According to Easy Weddings' 2025 wedding planner cost guide, the average Australian couple spends around $35,000 on their wedding — roughly $7,000 per hour of the day. Hiring a coordinator for $1,000–$2,000 is a small investment to make sure you actually get to enjoy that experience.

Globally, The Knot's 2025 data puts the average cost of a day-of coordinator at approximately $2,150 AUD — consistent with the upper end of the Australian market range.

The Difference Between a Coordinator and a Venue Coordinator

This is one of the most common points of confusion — and it matters.

A venue coordinator is employed by your venue. Their job is to look after the venue itself — the catering, the room setup, the venue's own staff, and ensuring compliance with the venue's own policies. They are not your personal advocate, and their responsibility ends at the venue's scope.

A wedding coordinator you hire works exclusively for you. They work alongside you to shape the day, manage all your vendors — not just the ones at the venue — and ensure your wedding party, photographer, celebrant and suppliers are all working from the same page. They are your representative across every moving part of the day, and their only job is to make sure your vision is executed seamlessly.

Many couples assume their venue coordinator covers everything. This is where things fall through the cracks.

What's Included in The Wedding Project's On-The-Day Coordination

At The Wedding Project, our on-the-day coordination service is designed specifically for couples who have done their own planning and simply need a qualified professional to bring it across the finish line.

Four Weeks Before Your Wedding:

  • When you book (usually six to 12 months prior to your wedding date), we'll send you our wedding checklist — a comprehensive guide you can work through at your own pace over the course of your engagement. This becomes the foundation of your run sheet.

  • Once you submit it six weeks before your wedding, we'll review every detail, then meet for your first virtual session (60 minutes) to work through your run sheet together, align on the day's timeline, and address any outstanding questions.

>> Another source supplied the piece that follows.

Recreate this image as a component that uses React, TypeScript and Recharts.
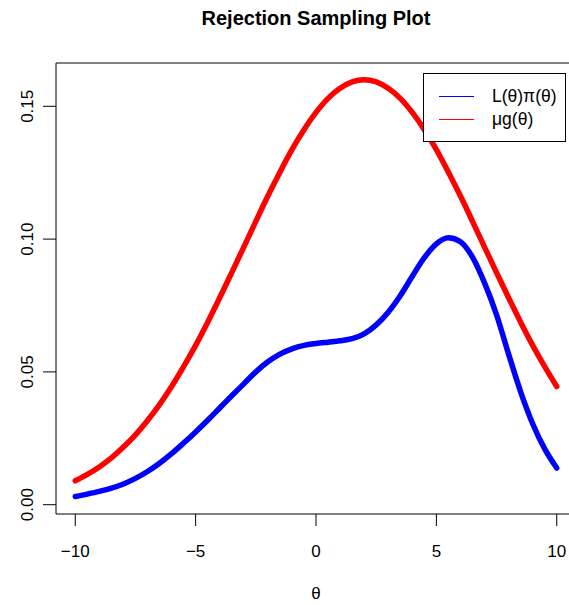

  • Unlimited email support throughout

Three Weeks Before:

  • Second virtual session (60 minutes) — a collaborative final review of the timeline, vendor coordination details, and making sure every piece is in place

  • Continued unlimited email support

Two Weeks Before:

  • Vendor and venue confirmation — we reach out to every supplier to confirm bump-in times, contact details, and setup requirements

  • Final tweaks to the run sheet based on any last-minute changes

One Week Before:

  • Continued vendor coordination and final email support

Your Wedding Day (8 hours onsite):

  • Arrival and management of all vendor bump-in for ceremony and reception

  • Supervision of venue setup — DJ booth, photobooth, décor, gift table, guest tables, bridal table, catering, and more

  • Ensuring seating charts, place cards, and bonbonniere are correctly placed

  • Overseeing cake delivery and all other deliveries

  • Managing the ceremony flow, liaising with your celebrant and musicians

  • Coordinating the ceremony entrance and bridal party

  • Transferring flowers and décor from ceremony to reception (if applicable)

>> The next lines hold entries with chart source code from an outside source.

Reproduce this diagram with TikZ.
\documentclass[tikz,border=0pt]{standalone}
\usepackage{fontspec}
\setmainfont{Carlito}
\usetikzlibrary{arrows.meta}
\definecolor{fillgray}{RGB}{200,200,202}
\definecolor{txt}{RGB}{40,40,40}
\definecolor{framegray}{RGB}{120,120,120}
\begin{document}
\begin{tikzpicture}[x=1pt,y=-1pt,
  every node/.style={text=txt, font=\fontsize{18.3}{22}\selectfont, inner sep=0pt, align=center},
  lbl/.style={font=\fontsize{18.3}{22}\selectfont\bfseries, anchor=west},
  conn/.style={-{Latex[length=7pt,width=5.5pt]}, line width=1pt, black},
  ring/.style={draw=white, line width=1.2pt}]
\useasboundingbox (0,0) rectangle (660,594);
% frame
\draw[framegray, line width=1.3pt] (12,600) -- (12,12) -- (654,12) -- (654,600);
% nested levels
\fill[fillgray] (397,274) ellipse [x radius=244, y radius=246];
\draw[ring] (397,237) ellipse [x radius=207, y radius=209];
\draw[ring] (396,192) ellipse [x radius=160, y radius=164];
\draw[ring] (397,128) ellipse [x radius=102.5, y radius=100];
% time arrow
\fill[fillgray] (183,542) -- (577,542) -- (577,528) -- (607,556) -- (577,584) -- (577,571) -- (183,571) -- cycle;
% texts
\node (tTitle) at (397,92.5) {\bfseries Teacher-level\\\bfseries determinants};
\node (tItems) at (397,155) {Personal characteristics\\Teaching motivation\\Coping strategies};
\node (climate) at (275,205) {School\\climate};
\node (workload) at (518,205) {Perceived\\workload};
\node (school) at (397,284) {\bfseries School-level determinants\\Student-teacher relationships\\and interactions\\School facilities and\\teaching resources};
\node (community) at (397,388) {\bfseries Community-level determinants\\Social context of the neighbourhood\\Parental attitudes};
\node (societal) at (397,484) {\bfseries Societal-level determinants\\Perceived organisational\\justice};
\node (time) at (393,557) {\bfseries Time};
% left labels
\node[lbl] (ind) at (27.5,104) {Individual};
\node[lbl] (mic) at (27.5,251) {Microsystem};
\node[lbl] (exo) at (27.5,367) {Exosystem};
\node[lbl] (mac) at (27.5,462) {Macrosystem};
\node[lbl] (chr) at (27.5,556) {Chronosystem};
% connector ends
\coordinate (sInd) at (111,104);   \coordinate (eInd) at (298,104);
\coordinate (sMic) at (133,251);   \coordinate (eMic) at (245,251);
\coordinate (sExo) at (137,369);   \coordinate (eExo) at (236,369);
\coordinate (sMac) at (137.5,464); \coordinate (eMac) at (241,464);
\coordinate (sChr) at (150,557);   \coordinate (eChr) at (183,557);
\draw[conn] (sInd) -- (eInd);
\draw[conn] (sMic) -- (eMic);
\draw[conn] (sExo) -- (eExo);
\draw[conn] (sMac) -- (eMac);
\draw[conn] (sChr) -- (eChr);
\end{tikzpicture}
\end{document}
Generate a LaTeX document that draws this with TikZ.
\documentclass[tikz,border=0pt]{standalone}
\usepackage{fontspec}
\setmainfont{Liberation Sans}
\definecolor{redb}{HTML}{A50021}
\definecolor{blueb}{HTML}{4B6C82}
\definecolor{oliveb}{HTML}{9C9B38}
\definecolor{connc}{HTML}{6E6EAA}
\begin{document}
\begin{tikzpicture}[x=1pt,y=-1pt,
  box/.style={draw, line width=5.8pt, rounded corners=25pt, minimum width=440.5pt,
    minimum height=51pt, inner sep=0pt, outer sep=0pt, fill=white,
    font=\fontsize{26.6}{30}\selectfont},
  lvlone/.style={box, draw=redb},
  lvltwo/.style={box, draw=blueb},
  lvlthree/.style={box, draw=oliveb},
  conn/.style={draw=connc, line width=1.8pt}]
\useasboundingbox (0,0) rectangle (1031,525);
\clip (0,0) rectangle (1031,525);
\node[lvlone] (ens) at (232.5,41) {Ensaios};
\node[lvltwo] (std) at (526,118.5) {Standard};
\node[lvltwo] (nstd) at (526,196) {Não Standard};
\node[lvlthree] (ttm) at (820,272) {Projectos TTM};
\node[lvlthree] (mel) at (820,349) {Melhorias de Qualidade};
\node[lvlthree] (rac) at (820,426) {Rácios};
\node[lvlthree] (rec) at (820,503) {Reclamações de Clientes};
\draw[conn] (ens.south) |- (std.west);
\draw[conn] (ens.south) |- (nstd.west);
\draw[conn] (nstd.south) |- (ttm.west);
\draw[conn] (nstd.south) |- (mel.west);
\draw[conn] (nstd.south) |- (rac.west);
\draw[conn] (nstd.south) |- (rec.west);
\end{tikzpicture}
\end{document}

  • Liaising with your MC, DJ, photographer, and videographer throughout the day

  • Checking in with you throughout to ensure you're happy and in the moment

  • Troubleshooting any unexpected issues — without you ever needing to know about them

  • Managing wrap-up and coordination handover at the end of the evening

We coordinate across Brisbane, Byron Bay, the Sunshine Coast, Gold Coast, Toowoomba, Melbourne, and Sydney.

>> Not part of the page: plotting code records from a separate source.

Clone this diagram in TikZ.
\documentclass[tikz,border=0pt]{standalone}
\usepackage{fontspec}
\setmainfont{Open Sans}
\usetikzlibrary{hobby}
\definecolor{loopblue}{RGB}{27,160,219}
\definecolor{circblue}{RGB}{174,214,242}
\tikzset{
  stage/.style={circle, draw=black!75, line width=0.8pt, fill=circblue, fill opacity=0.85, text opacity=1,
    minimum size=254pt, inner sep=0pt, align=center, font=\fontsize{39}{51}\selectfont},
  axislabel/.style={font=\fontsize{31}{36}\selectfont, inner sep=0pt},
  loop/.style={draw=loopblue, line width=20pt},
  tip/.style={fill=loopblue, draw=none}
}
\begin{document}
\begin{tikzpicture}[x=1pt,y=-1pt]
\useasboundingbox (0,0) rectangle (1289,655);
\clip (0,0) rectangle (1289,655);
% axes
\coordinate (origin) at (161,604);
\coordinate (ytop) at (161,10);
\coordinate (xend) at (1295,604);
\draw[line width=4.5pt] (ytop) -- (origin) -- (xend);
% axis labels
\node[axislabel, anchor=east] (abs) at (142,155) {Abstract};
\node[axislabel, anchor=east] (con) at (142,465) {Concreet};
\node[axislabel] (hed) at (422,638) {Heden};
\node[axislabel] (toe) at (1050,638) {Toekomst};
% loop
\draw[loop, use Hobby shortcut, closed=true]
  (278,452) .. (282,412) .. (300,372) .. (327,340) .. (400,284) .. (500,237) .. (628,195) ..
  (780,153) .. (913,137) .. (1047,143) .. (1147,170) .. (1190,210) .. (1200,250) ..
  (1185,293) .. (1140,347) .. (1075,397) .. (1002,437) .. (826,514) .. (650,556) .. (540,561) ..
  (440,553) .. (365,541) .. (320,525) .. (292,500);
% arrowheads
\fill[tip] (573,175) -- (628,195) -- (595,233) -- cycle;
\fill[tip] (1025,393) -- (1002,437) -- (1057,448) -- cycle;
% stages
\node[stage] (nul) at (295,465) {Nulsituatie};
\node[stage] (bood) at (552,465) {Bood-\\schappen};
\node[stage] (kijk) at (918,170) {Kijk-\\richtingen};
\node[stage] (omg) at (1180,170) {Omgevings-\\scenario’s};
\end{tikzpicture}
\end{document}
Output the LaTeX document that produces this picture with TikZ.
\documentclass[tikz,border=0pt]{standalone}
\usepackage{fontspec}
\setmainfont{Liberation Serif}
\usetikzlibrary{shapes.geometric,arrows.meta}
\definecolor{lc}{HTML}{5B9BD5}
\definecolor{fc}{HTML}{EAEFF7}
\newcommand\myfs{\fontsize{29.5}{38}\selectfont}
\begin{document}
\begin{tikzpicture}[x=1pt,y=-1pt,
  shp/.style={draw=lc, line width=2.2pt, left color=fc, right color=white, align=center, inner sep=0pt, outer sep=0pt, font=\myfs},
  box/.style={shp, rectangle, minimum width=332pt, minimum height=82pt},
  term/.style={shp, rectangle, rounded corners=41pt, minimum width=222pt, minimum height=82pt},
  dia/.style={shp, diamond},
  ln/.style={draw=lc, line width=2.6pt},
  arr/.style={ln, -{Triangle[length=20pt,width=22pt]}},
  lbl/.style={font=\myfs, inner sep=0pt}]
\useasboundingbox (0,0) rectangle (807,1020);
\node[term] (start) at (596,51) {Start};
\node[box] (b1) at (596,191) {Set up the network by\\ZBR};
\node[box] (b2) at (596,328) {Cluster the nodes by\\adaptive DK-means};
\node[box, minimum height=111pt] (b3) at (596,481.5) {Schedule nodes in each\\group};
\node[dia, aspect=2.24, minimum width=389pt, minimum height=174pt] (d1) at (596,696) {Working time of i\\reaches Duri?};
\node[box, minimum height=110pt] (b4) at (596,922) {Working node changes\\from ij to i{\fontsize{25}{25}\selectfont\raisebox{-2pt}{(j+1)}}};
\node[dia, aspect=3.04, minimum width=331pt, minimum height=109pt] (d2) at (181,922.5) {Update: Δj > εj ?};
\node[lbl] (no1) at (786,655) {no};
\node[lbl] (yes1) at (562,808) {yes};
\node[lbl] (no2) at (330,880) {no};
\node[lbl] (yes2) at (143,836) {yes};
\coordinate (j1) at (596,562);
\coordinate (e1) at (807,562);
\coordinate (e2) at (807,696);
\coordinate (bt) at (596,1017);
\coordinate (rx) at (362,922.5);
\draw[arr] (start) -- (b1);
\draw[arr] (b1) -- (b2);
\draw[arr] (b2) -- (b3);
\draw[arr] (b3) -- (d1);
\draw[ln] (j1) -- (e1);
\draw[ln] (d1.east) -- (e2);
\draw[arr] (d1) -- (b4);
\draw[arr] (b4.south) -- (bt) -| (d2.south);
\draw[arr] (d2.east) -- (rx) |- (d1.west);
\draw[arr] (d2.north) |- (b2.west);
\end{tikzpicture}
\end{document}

View our packages or book a free consultation — we'd love to be part of your day.

The Bottom Line

An on-the-day coordinator is not a luxury for couples who can't manage things themselves. It's a professional service that protects the biggest investment most couples will ever make in a single day — and more importantly, it protects your ability to actually be present for it.

You've spent months putting this wedding together. You deserve to enjoy every moment of it.